A judge immediately granted an injunction. The problem was that she granted it too late. Governor-General Edmund Lawrence signed the redistricting law at 6:20pm, whereas the judge issued her order at 7:38pm. Since you aren’t supposed to be able to injunct an action that’s already been taken, the injunction was discharged on January 27th.
But that was not the end of that! SKN, you see, is a part of the Organization of Eastern Caribbean States. The OECS has a common judicial system, so the SKN opposition took the case to the Eastern Caribbean Supreme Court in St. Lucia. The opposition argued that Section 119, Article 1 of the Constitution of the Federation of SKN defined “proclamation” as “a proclamation published in the Gazette.” Since the law had not been published in the Gazette, they argued, the injunction was valid.

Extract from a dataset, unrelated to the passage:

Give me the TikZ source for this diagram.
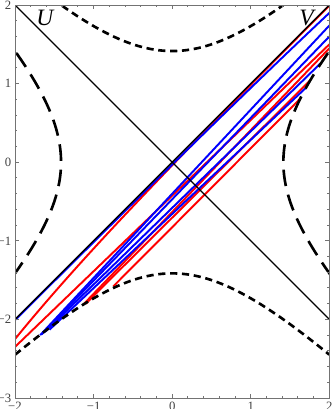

The Eastern Caribbean Supreme Court found for the government. “The Constituency Boundaries Commission reviewed the boundaries of the constituencies in the Federation and recommended alterations to the constituency boundaries; a draft proclamation giving effect to the recommendations of the Commission was thereafter approved by the National Assembly; the Governor General then signed a proclamation which (according to the evidence of the Attorney General) was published in the Official Gazette. All of this happened on Friday, 16th January 2015, and though one may say that the process was hurried through by the relevant authorities to gain an unfair political advantage, that is an issue of political morality and not constitutional validity, which is not suitable for judicial enquiry.”

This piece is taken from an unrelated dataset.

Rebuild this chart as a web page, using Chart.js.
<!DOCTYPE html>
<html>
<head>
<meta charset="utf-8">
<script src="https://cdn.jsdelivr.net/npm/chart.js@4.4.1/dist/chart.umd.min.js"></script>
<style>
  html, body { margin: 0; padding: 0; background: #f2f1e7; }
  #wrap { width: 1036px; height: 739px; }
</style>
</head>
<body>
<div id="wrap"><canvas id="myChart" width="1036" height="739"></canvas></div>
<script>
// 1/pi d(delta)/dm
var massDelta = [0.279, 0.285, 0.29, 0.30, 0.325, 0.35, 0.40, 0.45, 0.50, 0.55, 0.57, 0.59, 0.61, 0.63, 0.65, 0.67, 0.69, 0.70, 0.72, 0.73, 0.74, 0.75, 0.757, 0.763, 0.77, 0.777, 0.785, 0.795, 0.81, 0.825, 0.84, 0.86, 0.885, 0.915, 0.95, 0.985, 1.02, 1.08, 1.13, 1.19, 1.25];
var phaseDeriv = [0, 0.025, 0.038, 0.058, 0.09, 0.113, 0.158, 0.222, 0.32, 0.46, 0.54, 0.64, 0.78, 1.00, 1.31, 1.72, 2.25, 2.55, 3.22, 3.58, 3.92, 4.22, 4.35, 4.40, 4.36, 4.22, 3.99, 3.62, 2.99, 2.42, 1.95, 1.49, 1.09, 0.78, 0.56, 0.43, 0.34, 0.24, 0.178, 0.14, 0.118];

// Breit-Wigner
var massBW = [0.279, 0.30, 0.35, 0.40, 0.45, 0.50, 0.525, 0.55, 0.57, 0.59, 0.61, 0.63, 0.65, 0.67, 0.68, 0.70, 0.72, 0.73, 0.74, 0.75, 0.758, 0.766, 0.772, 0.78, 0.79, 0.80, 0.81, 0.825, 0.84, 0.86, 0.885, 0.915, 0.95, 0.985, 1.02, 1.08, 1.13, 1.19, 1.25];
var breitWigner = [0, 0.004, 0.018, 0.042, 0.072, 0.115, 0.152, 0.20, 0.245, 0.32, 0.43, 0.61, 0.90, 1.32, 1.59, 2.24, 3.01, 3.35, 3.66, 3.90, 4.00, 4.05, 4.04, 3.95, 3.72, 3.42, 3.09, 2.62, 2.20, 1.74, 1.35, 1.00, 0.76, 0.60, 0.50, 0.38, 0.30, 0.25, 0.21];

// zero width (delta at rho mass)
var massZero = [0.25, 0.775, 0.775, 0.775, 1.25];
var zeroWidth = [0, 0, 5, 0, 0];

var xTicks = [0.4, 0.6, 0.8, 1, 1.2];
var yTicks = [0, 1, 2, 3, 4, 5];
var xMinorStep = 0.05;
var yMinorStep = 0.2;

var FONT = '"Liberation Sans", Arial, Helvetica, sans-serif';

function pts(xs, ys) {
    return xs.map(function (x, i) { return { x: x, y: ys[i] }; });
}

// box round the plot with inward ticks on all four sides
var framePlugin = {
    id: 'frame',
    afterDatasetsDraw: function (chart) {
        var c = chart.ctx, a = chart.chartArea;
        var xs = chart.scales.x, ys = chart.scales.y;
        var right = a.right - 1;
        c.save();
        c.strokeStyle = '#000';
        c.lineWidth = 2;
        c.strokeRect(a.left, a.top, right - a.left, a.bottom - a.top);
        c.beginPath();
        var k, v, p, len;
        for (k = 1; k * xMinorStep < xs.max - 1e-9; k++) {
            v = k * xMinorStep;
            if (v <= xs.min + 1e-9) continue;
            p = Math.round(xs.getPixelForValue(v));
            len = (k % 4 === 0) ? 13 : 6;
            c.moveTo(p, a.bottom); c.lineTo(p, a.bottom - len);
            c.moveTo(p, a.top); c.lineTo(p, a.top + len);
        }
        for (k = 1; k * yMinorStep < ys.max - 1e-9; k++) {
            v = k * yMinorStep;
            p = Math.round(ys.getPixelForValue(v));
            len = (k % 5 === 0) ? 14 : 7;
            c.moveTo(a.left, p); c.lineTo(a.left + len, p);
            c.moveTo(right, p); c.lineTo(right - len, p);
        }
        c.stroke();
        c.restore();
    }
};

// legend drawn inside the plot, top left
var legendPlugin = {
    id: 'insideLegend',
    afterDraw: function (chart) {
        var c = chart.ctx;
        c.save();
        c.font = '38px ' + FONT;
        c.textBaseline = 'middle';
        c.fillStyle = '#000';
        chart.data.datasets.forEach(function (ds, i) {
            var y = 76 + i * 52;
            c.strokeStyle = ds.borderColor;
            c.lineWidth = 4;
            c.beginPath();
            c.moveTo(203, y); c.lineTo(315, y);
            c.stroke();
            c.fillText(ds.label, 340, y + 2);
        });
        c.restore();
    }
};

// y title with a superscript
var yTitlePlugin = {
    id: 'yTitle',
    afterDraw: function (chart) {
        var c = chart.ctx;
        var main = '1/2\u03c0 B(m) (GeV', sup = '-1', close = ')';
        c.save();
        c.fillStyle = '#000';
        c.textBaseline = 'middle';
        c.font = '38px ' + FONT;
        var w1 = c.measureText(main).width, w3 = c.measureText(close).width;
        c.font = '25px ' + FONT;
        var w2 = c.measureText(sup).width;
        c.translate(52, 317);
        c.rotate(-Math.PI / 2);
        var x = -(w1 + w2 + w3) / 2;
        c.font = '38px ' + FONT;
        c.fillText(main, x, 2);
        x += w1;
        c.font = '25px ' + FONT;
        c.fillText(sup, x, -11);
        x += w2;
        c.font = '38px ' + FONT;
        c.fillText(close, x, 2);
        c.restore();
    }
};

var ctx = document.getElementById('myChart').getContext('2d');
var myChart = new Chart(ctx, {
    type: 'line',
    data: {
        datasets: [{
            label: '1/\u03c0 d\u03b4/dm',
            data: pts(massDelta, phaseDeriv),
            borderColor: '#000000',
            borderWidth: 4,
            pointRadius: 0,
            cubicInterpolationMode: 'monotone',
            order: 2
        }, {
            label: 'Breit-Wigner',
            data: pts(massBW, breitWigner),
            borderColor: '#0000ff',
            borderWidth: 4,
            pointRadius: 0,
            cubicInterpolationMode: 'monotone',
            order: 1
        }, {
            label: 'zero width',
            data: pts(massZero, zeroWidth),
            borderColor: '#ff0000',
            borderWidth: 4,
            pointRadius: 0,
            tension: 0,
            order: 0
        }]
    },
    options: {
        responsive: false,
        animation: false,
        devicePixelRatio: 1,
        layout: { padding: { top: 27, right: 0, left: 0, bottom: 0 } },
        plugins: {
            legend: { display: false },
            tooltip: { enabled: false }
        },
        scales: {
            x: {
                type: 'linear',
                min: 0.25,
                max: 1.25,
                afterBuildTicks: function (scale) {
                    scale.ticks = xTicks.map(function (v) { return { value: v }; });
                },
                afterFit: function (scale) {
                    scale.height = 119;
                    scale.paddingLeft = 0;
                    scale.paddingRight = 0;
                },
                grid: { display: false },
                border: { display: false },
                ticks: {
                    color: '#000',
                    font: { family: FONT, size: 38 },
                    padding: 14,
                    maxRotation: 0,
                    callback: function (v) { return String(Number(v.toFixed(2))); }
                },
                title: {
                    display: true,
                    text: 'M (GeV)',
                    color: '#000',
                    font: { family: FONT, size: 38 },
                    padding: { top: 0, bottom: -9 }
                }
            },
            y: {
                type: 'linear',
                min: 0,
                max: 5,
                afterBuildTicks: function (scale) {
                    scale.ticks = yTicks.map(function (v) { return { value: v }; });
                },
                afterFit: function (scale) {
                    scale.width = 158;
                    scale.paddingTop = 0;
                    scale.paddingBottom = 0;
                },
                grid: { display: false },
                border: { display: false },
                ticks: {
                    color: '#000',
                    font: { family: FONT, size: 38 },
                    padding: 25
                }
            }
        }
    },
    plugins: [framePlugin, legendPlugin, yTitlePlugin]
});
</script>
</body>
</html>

But that was still not the end of that! SKN, like most of the Commonwealth Realms of the Caribbean (save Barbabos but including Trinidad), still uses the British Privy Council as its highest court of appeal. And so, the case went to London. Where the opposition won!
I can’t wait to read the final decision.
Anyway, this is not a huge piece of news. After all, SKN is just a small group of islands with only 55,000 people. But it is a striking example of how the microstates of the Caribbean survive by contracting out so many state functions to other polities and organizations, be it the OECS, the CSME, or the United Kingdom.